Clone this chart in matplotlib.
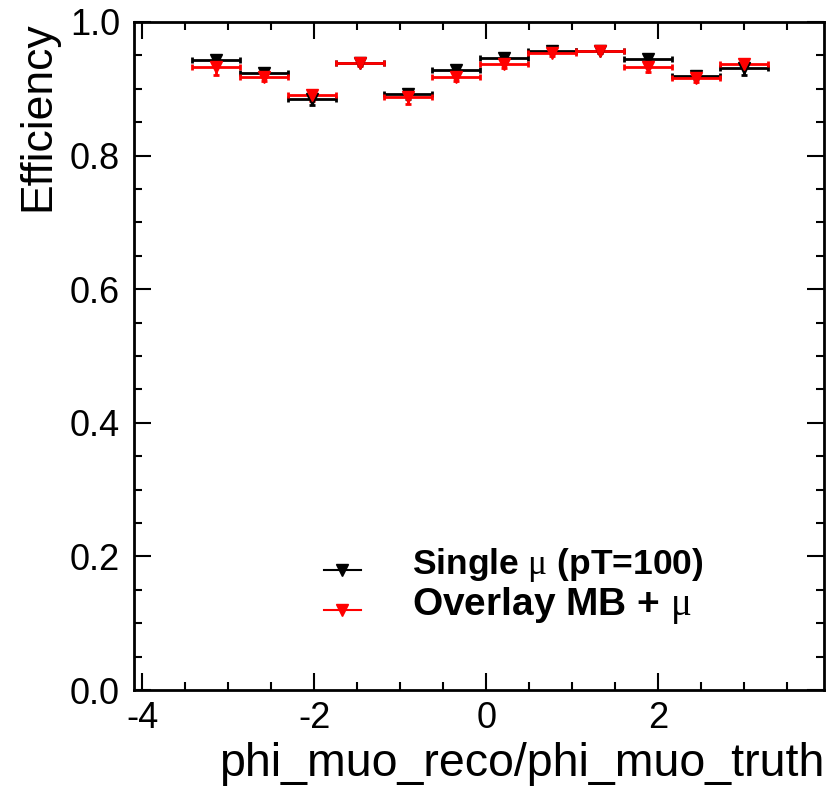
import numpy as np
import matplotlib
matplotlib.use("Agg")
import matplotlib.pyplot as plt
from matplotlib.lines import Line2D
from matplotlib.ticker import MultipleLocator

plt.rcParams['font.family'] = ['Liberation Sans', 'DejaVu Sans']
plt.rcParams['mathtext.fontset'] = 'custom'
plt.rcParams['mathtext.it'] = 'Liberation Serif'
plt.rcParams['mathtext.rm'] = 'Liberation Serif'
plt.rcParams['axes.unicode_minus'] = False

# bin edges (12 bins in phi)
edges = np.linspace(-3.42, 3.276, 13)

# efficiencies
eff_single = [0.943, 0.923, 0.885, 0.939, 0.892, 0.928, 0.946, 0.957, 0.957, 0.944, 0.919, 0.931]
err_single = [0.006, 0.005, 0.009, 0.004, 0.007, 0.005, 0.005, 0.004, 0.004, 0.005, 0.005, 0.010]
eff_overlay = [0.932, 0.918, 0.890, 0.938, 0.887, 0.917, 0.937, 0.954, 0.957, 0.933, 0.916, 0.937]
err_overlay = [0.012, 0.006, 0.008, 0.004, 0.010, 0.006, 0.006, 0.005, 0.004, 0.008, 0.006, 0.006]

centers = 0.5 * (edges[:-1] + edges[1:])
halfw = 0.5 * np.diff(edges)

fig = plt.figure(figsize=(8.31, 7.95), dpi=100)
ax = fig.add_axes([0.161, 0.132, 0.831, 0.8405])

for y, e, col in [(eff_single, err_single, 'black'), (eff_overlay, err_overlay, 'red')]:
    ax.errorbar(centers, y, xerr=halfw, yerr=e, fmt='v', color=col, ms=9,
                elinewidth=2, capsize=2.5, capthick=2, mec=col, mfc=col)

ax.set_xlim(-4.1, 3.93)
ax.set_ylim(0.0, 1.0)
ax.xaxis.set_major_locator(MultipleLocator(2))
ax.xaxis.set_minor_locator(MultipleLocator(0.5))
ax.yaxis.set_major_locator(MultipleLocator(0.2))
ax.yaxis.set_minor_locator(MultipleLocator(0.05))
ax.yaxis.set_major_formatter(matplotlib.ticker.FormatStrFormatter('%.1f'))
ax.tick_params(which='both', direction='in', top=True, right=True, width=1.5,
               labelsize=26)
ax.tick_params(which='major', length=12)
ax.tick_params(which='minor', length=6)
ax.tick_params(axis='x', pad=8)
ax.tick_params(axis='y', pad=10)
for s in ax.spines.values():
    s.set_linewidth(2)

ax.set_xlabel('phi_muo_reco/phi_muo_truth', fontsize=33.5, ha='right', x=1.0, labelpad=4)
ax.set_ylabel('Efficiency', fontsize=32, ha='right', y=1.0, labelpad=8)

handles = [Line2D([], [], color='black', marker='v', ms=8, lw=1.5),
           Line2D([], [], color='red', marker='v', ms=8, lw=1.5)]
leg = ax.legend(handles, ['Single $\\mu$ (pT=100)', 'Overlay MB + $\\mu$'],
                loc='lower left', bbox_to_anchor=(0.257, 0.077), frameon=False,
                handlelength=2.65, handletextpad=3.7, labelspacing=0.05)
leg.get_texts()[0].set_fontsize(25.5)
leg.get_texts()[0].set_fontweight('bold')
leg.get_texts()[1].set_fontsize(28)
leg.get_texts()[1].set_fontweight('bold')

fig.savefig('out.png', dpi=100)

**Exercise:**
Everything from the first line to the line with "edges = np.linspace(-3.42, 3.276, 13)" must be repeated exactly, and nothing else. Leave the pictures out.

**Finished exercise:**
Clone this chart in matplotlib.
import numpy as np
import matplotlib
matplotlib.use("Agg")
import matplotlib.pyplot as plt
from matplotlib.lines import Line2D
from matplotlib.ticker import MultipleLocator

plt.rcParams['font.family'] = ['Liberation Sans', 'DejaVu Sans']
plt.rcParams['mathtext.fontset'] = 'custom'
plt.rcParams['mathtext.it'] = 'Liberation Serif'
plt.rcParams['mathtext.rm'] = 'Liberation Serif'
plt.rcParams['axes.unicode_minus'] = False

# bin edges (12 bins in phi)
edges = np.linspace(-3.42, 3.276, 13)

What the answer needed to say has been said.